You should be creating the vector outside of your timing loop

danielcompton02:07:05

yep, like that

danielcompton02:07:19

ignore the ‘two vectors’ part, I wasn’t reading it correctly

jkc02:07:54

@danielcompton: good point on the timing including the vector. I’ll have to look into reducers not familiar with them.

danielcompton02:07:56

@jkc you could look at using transients, they should be a lot faster for this

danielcompton02:07:32

You’re doing a lot of checking of empty?, that might be a hotspot

jkc02:07:05

Thanks for the advice! Do you know any good resources about transients?

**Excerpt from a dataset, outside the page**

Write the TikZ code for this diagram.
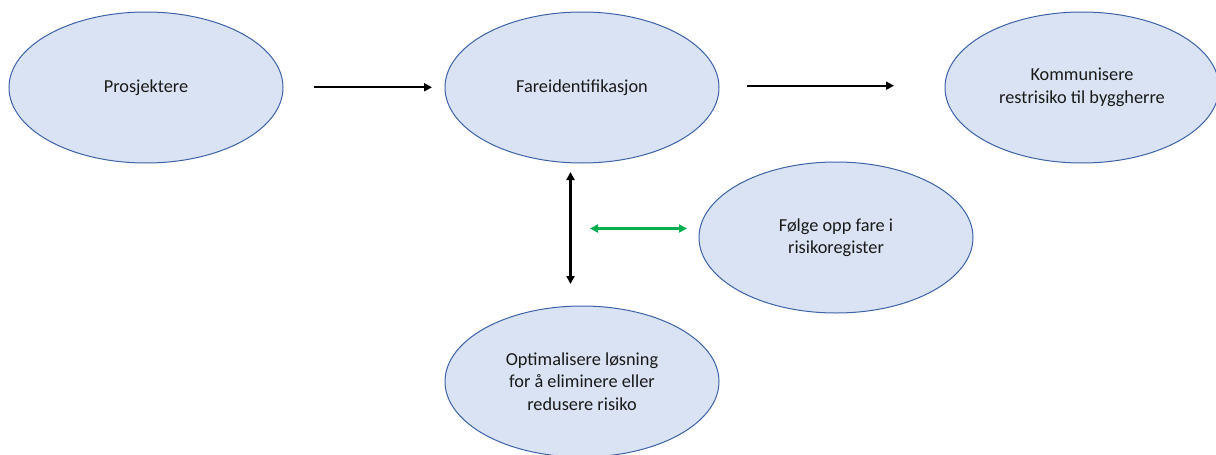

I’m not familiar with them.

danielcompton02:07:44

@jkc take a look at the source for filterv

danielcompton02:07:15

it provides you with a collection with the same semantics as a persistent collection, except that it isn’t persistent

danielcompton02:07:24

you then call persistent! when you’re done

danielcompton02:07:59

the downside is you can’t share it while it’s transient

danielcompton02:07:16

It’s essentially mutable state, so you need to keep it private within a function

danielcompton02:07:57

And the functions have a ! on the end of their name. So you need to use conj! when before you’d use conj

danielcompton02:07:12

Ultimately, your best speed is going to come from dropping down to Java though

jkc02:07:03

@danielcompton: Thanks for all the advice. Looks like I have some reading to do.

potetm14:07:33

@paulspencerwilliams: Sorry no one’s gotten to your review yet. I took a look at it last night and had some small notes.

potetm14:07:53

If you’re still interested.

paulspencerwilliams14:07:46

@potetm I am still interested although will be away from computer for a few hours. If you're happy, provide them hear or tomorrow? Thank you :-)

potetm14:07:18

Sure. I’ll just jot them down, and you can reply to them whenever simple_smile

potetm15:07:02

The first thing I noticed was formatting. This is somewhat a personal preference, but lisp code has fairly regular vertical formatting, making it easy to read if you have lots of newlines.

potetm15:07:14

For example, I would have formatted tree-to-seq like so:

(defn tree-to-seq [m]
  (if (map? m)
    (flatten
      (for [[k v] m]
        (cons k (tree-to-seq v))))
    m))

potetm15:07:57

Same with the last line:

(apply println
       (map
         (fn [pair]
           (let [[parent child] pair]
             (pair-to-sql parent child)))
         (partition 2 1 the-seq)))

potetm15:07:39

One odd thing was passing read-data into pathseq-to-tree. pathseq-to-tree operates on data and returns data. It’s simpler if it just takes data as opposed to creating this understanding with the caller about the nature of the function that’s passed in.

potetm15:07:59

I think you know this and just forgot (or maybe it was hard to notice because of the formatting), but the last line says:

(fn [pair]
  (let [[parent child] pair]
    (pair-to-sql parent child)))
That could just be:
(fn [[parent child]]
  (pair-to-sql parent child))
Or even (partial apply pair-to-sql) depending on how concise you want to be. Point being, the let isn’t doing a lot of good there.

potetm15:07:17

Lastly, although (apply println …) is perfectly fine, I generally prefer to do side-effecting across seqs using doseq. I find it more explicit. This has the added benefit of not passing an undetermined number of arguments to a function, which, I believe, can get pretty expensive.

potetm15:07:48

All of that being said, I think the core of the code looks very good! Clear manipulation of data, despite it being a complex problem.